After that, I really couldn't take it anymore, so I dropped out of martial arts for a year or so. Then I found out one of my buddies was going to this chain dojo, I forget the name of it, but he wanted me to come along and I was like, OK, I'll come down and do some shit with you.
I'd been a purple belt back in my old place (hardly a bouncer), but the McDojo didn't honor our belting system, so it was back to white for me. The first thing that struck me was how big the place was - thirty, forty plus kids, when I'd been used to maybe a half dozen at a time. The second thing that struck me was how few shits anyone seemed to give. I remember doing some blocking exercises with a resident black belt, and the kid was flopping his arms around with this expression on his face, like his mom had just asked him to take out the trash. Looked rather like the jokers in this video, come to think of it. Don't get me wrong, I was no bouncer, and I got my ass routinely handed to me at my old place. But the fuck was a black belt acting like that for?
Within two weeks the McDojo gave me my first belt test. All the belts were lumped together, from white belts clear up to brown belts taking their final exams. We did some basic exercises, "Show us a high punch! Show us a Middle Block!" and then the sensei said, OK, whatever, good enough. Good enough?! Yep, good enough, you can sit down now if you want.

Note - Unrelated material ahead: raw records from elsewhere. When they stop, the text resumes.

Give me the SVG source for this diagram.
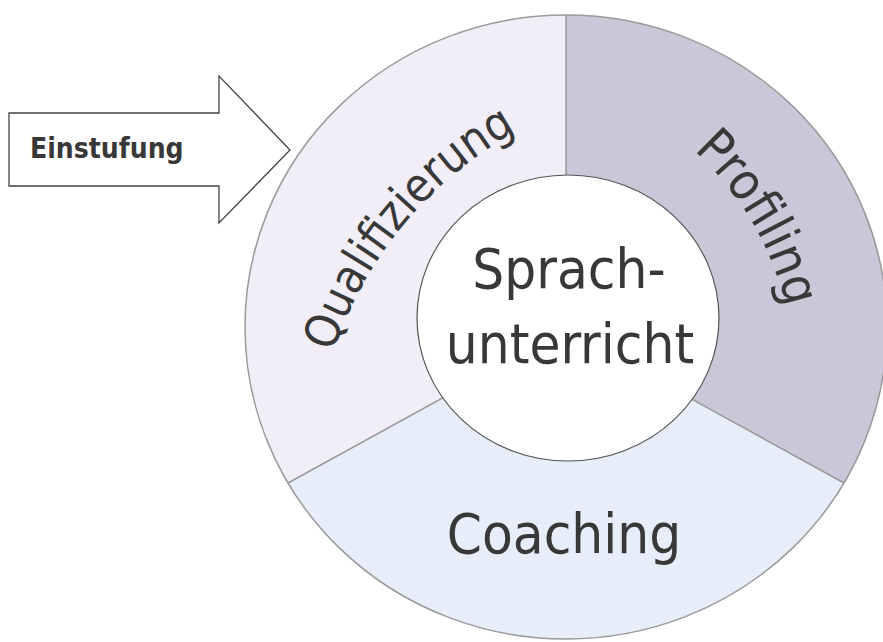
<svg xmlns="http://www.w3.org/2000/svg" width="883" height="642" viewBox="0 0 883 642">
<style>
.seg{stroke:none}
.txt{font-family:"DejaVu Sans Condensed","DejaVu Sans",sans-serif;font-stretch:condensed;fill:#383838}
.big{font-size:56px}
.div{stroke:#9a9a9a;stroke-width:1.5;fill:none}
</style>
<defs>
<path id="pQ" d="M 314.7,443.3 A 393 393 0 0 1 602.7,96.4"/>
<path id="pP" d="M 632.1,106.9 A 306 306 0 0 1 793.9,382.4"/>
</defs>
<rect width="883" height="642" fill="#ffffff"/>
<g id="qualifizierung">
<path class="seg" fill="#f2eef8" d="M566,330 L566,15 A321 312 0 0 0 288,483 Z"/>
<text class="txt" font-size="47"><textPath href="#pQ" startOffset="50%" text-anchor="middle">Qualifizierung</textPath></text>
</g>
<g id="profiling">
<path class="seg" fill="#c9c7d8" d="M566,330 L566,15 A321 312 0 0 1 844,483 Z"/>
<text class="txt" font-size="51"><textPath href="#pP" startOffset="50%" text-anchor="middle">Profiling</textPath></text>
</g>
<g id="coaching">
<path class="seg" fill="#e7edf9" d="M566,330 L288,483 A321 312 0 0 0 844,483 Z"/>
<text class="txt big" x="564" y="553" text-anchor="middle">Coaching</text>
</g>
<g id="connectors">
<ellipse class="div" cx="566" cy="327" rx="321" ry="312"/>
<path class="div" d="M566,15 L566,330 M288,483 L566,330 L844,483"/>
</g>
<g id="sprachunterricht">
<ellipse cx="568" cy="318" rx="151" ry="143" fill="#ffffff" stroke="#555" stroke-width="1.2"/>
<text class="txt big" text-anchor="middle"><tspan x="569" y="288">Sprach-</tspan><tspan x="570" y="363">unterricht</tspan></text>
</g>
<g id="einstufung">
<path d="M9,113 L219,113 L219,76 L290,150 L219,223 L219,186 L9,186 Z" fill="#ffffff" stroke="#444" stroke-width="1.3"/>
<text class="txt" x="30" y="158" font-size="28" font-weight="bold">Einstufung</text>
</g>
</svg>
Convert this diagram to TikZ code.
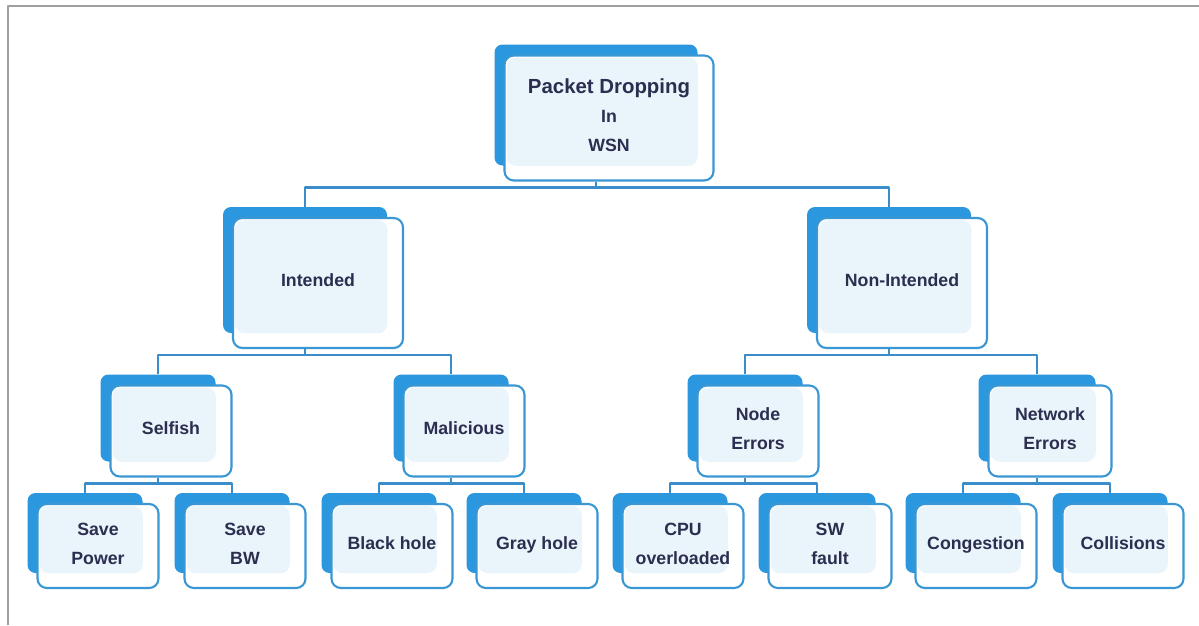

Ten minutes later, the instructor wrapped up the test. The last thing he'd grade us on was katas. KATAS! Yes! Something I knew really, really well. We'd do my good friend, Taikyoku Shodan. So I put my hand up and said, hey, I'll do it! This'll be fun!
ONE OTHER PERSON knew it. ONE person. Now, I guess, different schools, different ways of teaching, whatever, shouldn't judge the McDojo too harshly for not teaching Taikyoku Shodan, right? My partner in crime was a brown belt, the most senior belt grade in the class, and two years younger than me. So we both get up, and we start going through it. Only it's immediately clear that the brown belt's stance is shit. He's standing too high and his center of gravity is all off. He starts to fall over. I shit you not, the poor kid's legs start to wobble and he lurches over to one side, boom, flat on his ass. So our instructor jumps up and grabs his protege, puts him back on his feet, and we start the count again. This happens three more times by the end of it.
Guess who got his black belt that day?
So that's my McDojo story. I never went back after that.